Surrounding the lounge area, cabinets of curiosities line the canvas walls, filled with skulls and fossils, Stone Age implements and Bushmen artefacts. They have all been collected out on the Pans, or by the Bousfield family over decades of travelling through Africa, and such is the diversity and depth of the collection that the lodge is registered as a National Museum in Botswana.
Whether it’s a quiet moment with a book, or catching up with loved ones, the central tent is a perfect space for slowing down, and sharing the day’s desert adventures. As is the impressive dining tent alongside. The 10-metre dining table seats up to 26 guests, laid with vintage silverware each evening. Communal dining has long been a tradition, and highlight, of any stay at Jack’s.
Though dusty safari shoes are welcomed, dinner is a more formal affair, with three courses paired with a daily selection of South African wines. The menu is as eclectic as the décor, ranging from Moroccan-inspired beef skewers with lentil salad, to fragrant chicken curries. In cuisine as in décor, Jack’s breaks the mould of what you’d expect on safari.
So too when it comes to the enlarged ‘tea tent’ you’ll find through the next canvas alcove. It’s another extension of the Middle Eastern aesthetic that runs through Jack’s like a golden thread. Before afternoon drives depart, guest slip off their shoes and take a cushioned seat on Turkish rugs to enjoy a lavish spread of sweet and savoury bites.
“Jack’s has always been a whimsical place, somewhere unconventional where the natural world surprises and delights,” says Bousfield. “The new Jack’s has built on this legacy [to offer] an Alice in Wonderland-like oasis in the midst of the ethereal Makgadikgadi.”
“Jack’s Camp sits on a private concession that sprawls across grasslands and salt flats, one of just three lodges sharing a wilderness area a shade smaller than Dubai”
And it’s exploring the Makgadikgadi, as much as enjoying the many comforts of camp, which draws travellers to this remote region of northern Botswana. Pitched on the eastern edge of the Makgadikgadi Pans National Park, Jack’s Camp sits on a private concession that sprawls across 4,000-square-kilometre of grasslands and salt flats, one of just three lodges sharing a wilderness area a shade smaller than all of Dubai.
The camp rests on the fringes of the Ntwetwe Pan, one of three – along with Sua and Nxai – that make up the Makgadikgadi ecosystem. And it’s an enigmatic landscape that shifts shape with the seasons.

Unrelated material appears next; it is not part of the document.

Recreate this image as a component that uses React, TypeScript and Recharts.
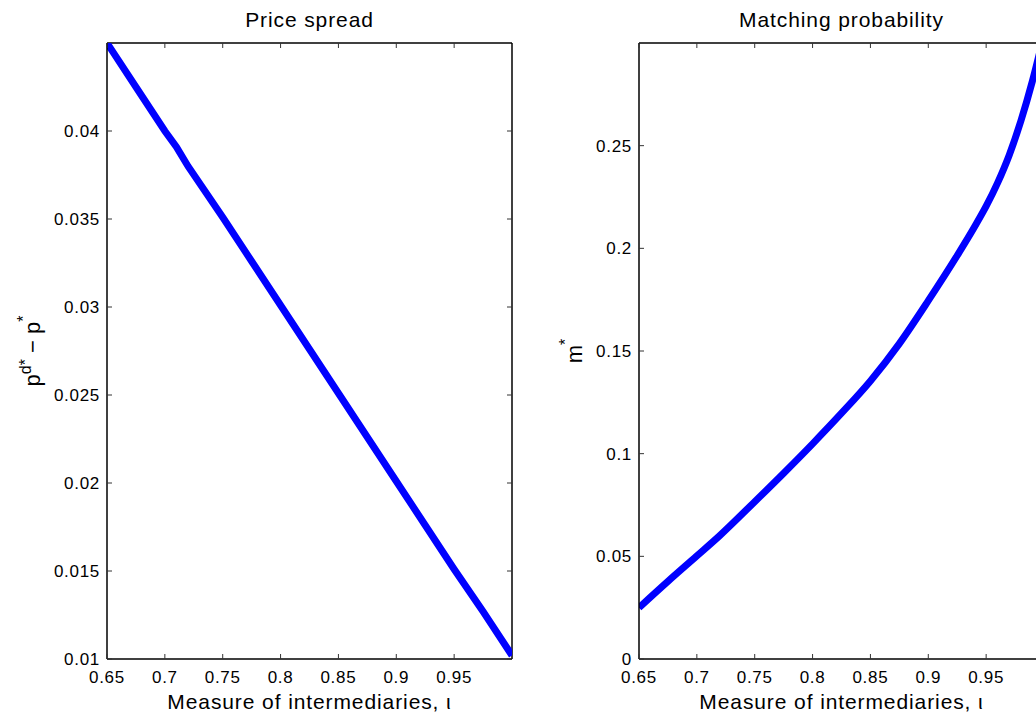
import React from 'react';
import { LineChart, Line, XAxis, YAxis, ReferenceLine } from 'recharts';

// measure of intermediaries (x axis, shared by both panels)
const iotaTicks = [0.65, 0.7, 0.75, 0.8, 0.85, 0.9, 0.95];

// left panel: price spread p^{d*} - p^*
const spreadIota = [0.65, 0.675, 0.7, 0.71, 0.72, 0.75, 0.775, 0.8, 0.825, 0.85, 0.875, 0.9, 0.925, 0.95, 0.975, 1.0];
const spreadValues = [0.045, 0.0425, 0.04, 0.0391, 0.038, 0.0351, 0.0326, 0.0301, 0.0276, 0.0251, 0.0226, 0.0201, 0.0176, 0.0151, 0.0127, 0.0102];
const spreadTicks = [0.01, 0.015, 0.02, 0.025, 0.03, 0.035, 0.04];

// right panel: matching probability m^*
const matchIota = [0.65, 0.675, 0.7, 0.72, 0.75, 0.775, 0.8, 0.825, 0.85, 0.875, 0.9, 0.925, 0.94, 0.95, 0.96, 0.97, 0.98, 0.99, 1.0];
const matchValues = [0.025, 0.0378, 0.0502, 0.0602, 0.0766, 0.0905, 0.1048, 0.1197, 0.1354, 0.1536, 0.1745, 0.1965, 0.2105, 0.2205, 0.232, 0.2455, 0.262, 0.2815, 0.304];
const matchTicks = [0, 0.05, 0.1, 0.15, 0.2, 0.25];

const FONT = '"Liberation Sans", Arial, Helvetica, sans-serif';
const W = 520;
const H = 716;
const PLOT = { left: 107, right: 512, top: 43, bottom: 659 };
const MARGIN = { top: 43, right: 8, bottom: 7, left: 47 };
const TICK_LEN = 5;

const toRows = (xs: number[], ys: number[]) => xs.map((x, i) => ({ x, y: ys[i] }));

const axisStyle = { stroke: '#000', strokeWidth: 1.5 };

// matlab style: tick marks point inward, on both sides of the box
const XTick = (props: any) => {
  const { x, payload } = props;
  return (
    <g>
      <line x1={x} x2={x} y1={PLOT.bottom} y2={PLOT.bottom - TICK_LEN} stroke="#333" />
      <line x1={x} x2={x} y1={PLOT.top} y2={PLOT.top + TICK_LEN} stroke="#333" />
      <text x={x} y={PLOT.bottom + 24} textAnchor="middle" fontSize={17} fontFamily={FONT} letterSpacing={0.7} fill="#000">
        {String(payload.value)}
      </text>
    </g>
  );
};

const YTick = (props: any) => {
  const { y, payload } = props;
  return (
    <g>
      <line x1={PLOT.left} x2={PLOT.left + TICK_LEN} y1={y} y2={y} stroke="#333" />
      <line x1={PLOT.right} x2={PLOT.right - TICK_LEN} y1={y} y2={y} stroke="#333" />
      <text x={PLOT.left - 7} y={y + 6} textAnchor="end" fontSize={17} fontFamily={FONT} letterSpacing={0.7} fill="#000">
        {String(payload.value)}
      </text>
    </g>
  );
};

interface PanelProps {
  left: number;
  title: string;
  rows: { x: number; y: number }[];
  yDomain: [number, number];
  yTicks: number[];
  yLabel: (cy: number) => React.ReactNode;
  curve: 'linear' | 'monotone';
}

const Panel = ({ left, title, rows, yDomain, yTicks, yLabel, curve }: PanelProps) => {
  const cx = (PLOT.left + PLOT.right) / 2;
  const cy = (PLOT.top + PLOT.bottom) / 2;
  return (
    <div style={{ position: 'absolute', left, top: 0 }}>
      <LineChart width={W} height={H} data={rows} margin={MARGIN}>
        <XAxis
          dataKey="x"
          type="number"
          domain={[0.65, 1]}
          allowDataOverflow
          ticks={iotaTicks}
          interval={0}
          height={50}
          tickLine={false}
          tick={<XTick />}
          axisLine={axisStyle}
          label={() => (
            <g>
              <text x={cx} y={27} textAnchor="middle" fontSize={21} fontFamily={FONT} letterSpacing={0.9} fill="#000">
                {title}
              </text>
              <text x={cx} y={PLOT.bottom + 50} textAnchor="middle" fontSize={21} fontFamily={FONT} letterSpacing={0.9} fill="#000">
                Measure of intermediaries, ι
              </text>
            </g>
          )}
        />
        <YAxis
          type="number"
          domain={yDomain}
          allowDataOverflow
          ticks={yTicks}
          interval={0}
          width={60}
          tickLine={false}
          tick={<YTick />}
          axisLine={axisStyle}
          label={() => yLabel(cy)}
        />
        <ReferenceLine y={yDomain[1]} stroke="#000" strokeWidth={1.5} />
        <ReferenceLine x={1} stroke="#000" strokeWidth={1.5} />
        <Line
          dataKey="y"
          type={curve}
          stroke="#0000ff"
          strokeWidth={7}
          dot={false}
          activeDot={false}
          isAnimationActive={false}
        />
      </LineChart>
    </div>
  );
};

const spreadLabel = (cy: number) => (
  <text transform={`rotate(-90 40 ${cy})`} x={40} y={cy} textAnchor="middle" fontSize={22} fontFamily={FONT} fill="#000">
    p<tspan fontSize={16} dy={-9}>d*</tspan>
    <tspan fontSize={22} dy={9}> − p</tspan>
    <tspan fontSize={16} dy={-11}>*</tspan>
  </text>
);

const matchLabel = (cy: number) => (
  <text transform={`rotate(-90 50 ${cy})`} x={50} y={cy} textAnchor="middle" fontSize={22} fontFamily={FONT} fill="#000">
    m<tspan fontSize={16} dy={-11}>*</tspan>
  </text>
);

export default function App() {
  return (
    <div style={{ position: 'absolute', left: 0, top: 0, width: 1036, height: 716, overflow: 'hidden', background: '#fff' }}>
      <Panel
        left={0}
        title="Price spread"
        rows={toRows(spreadIota, spreadValues)}
        yDomain={[0.01, 0.045]}
        yTicks={spreadTicks}
        yLabel={spreadLabel}
        curve="linear"
      />
      <Panel
        left={532}
        title="Matching probability"
        rows={toRows(matchIota, matchValues)}
        yDomain={[0, 0.3]}
        yTicks={matchTicks}
        yLabel={matchLabel}
        curve="monotone"
      />
    </div>
  );
}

After the summer rains, and stretching into autumn, the vast grasslands here create Africa’s second-largest migration of zebra and wildebeest, with large herds drawn from as far north as the Okavango Delta and the Chobe National Park. In their wake, lion and cheetah follow. And with plentiful water, vast flocks of flamingos arrive here to breed, filling the landscape with colour.
Into the dry winter months the grasses wither and salt pans dry out, allowing guests to explore the moon-like landscape of the Makgadikgadi Pans. Afternoon quad-bike excursions end with memorable sundowners gazing into the mind-bending vision of salt flats extending to the horizon, while multi-day expeditions explore as far afield as Kubu Island, a dramatic island of granite and baobabs some 200 kilometres distant.
But there’s magic to be found in less adventurous places too. An after-dinner safari drive produces sightings of striped polecat, spring hares and small-spotted genet, all beneath the bright sweep of the Milky Way.
The next morning we’re up with the dawn, driving south in search of meerkats, the curious charmers of the Kalahari. The guides at Jack’s Camp have spent years habituating – but not taming – two colonies of meerkats that will happily sit near, next to, and sometimes on top of, guests.
It’s yet another bit of whimsical wonder that makes this corner of the Makgadikgadi so magical. Here, days are filled with adventure and discovery, while nights are spent in the cosseting comfort of Camp. I’m sure old Jack Bousfield would be proud.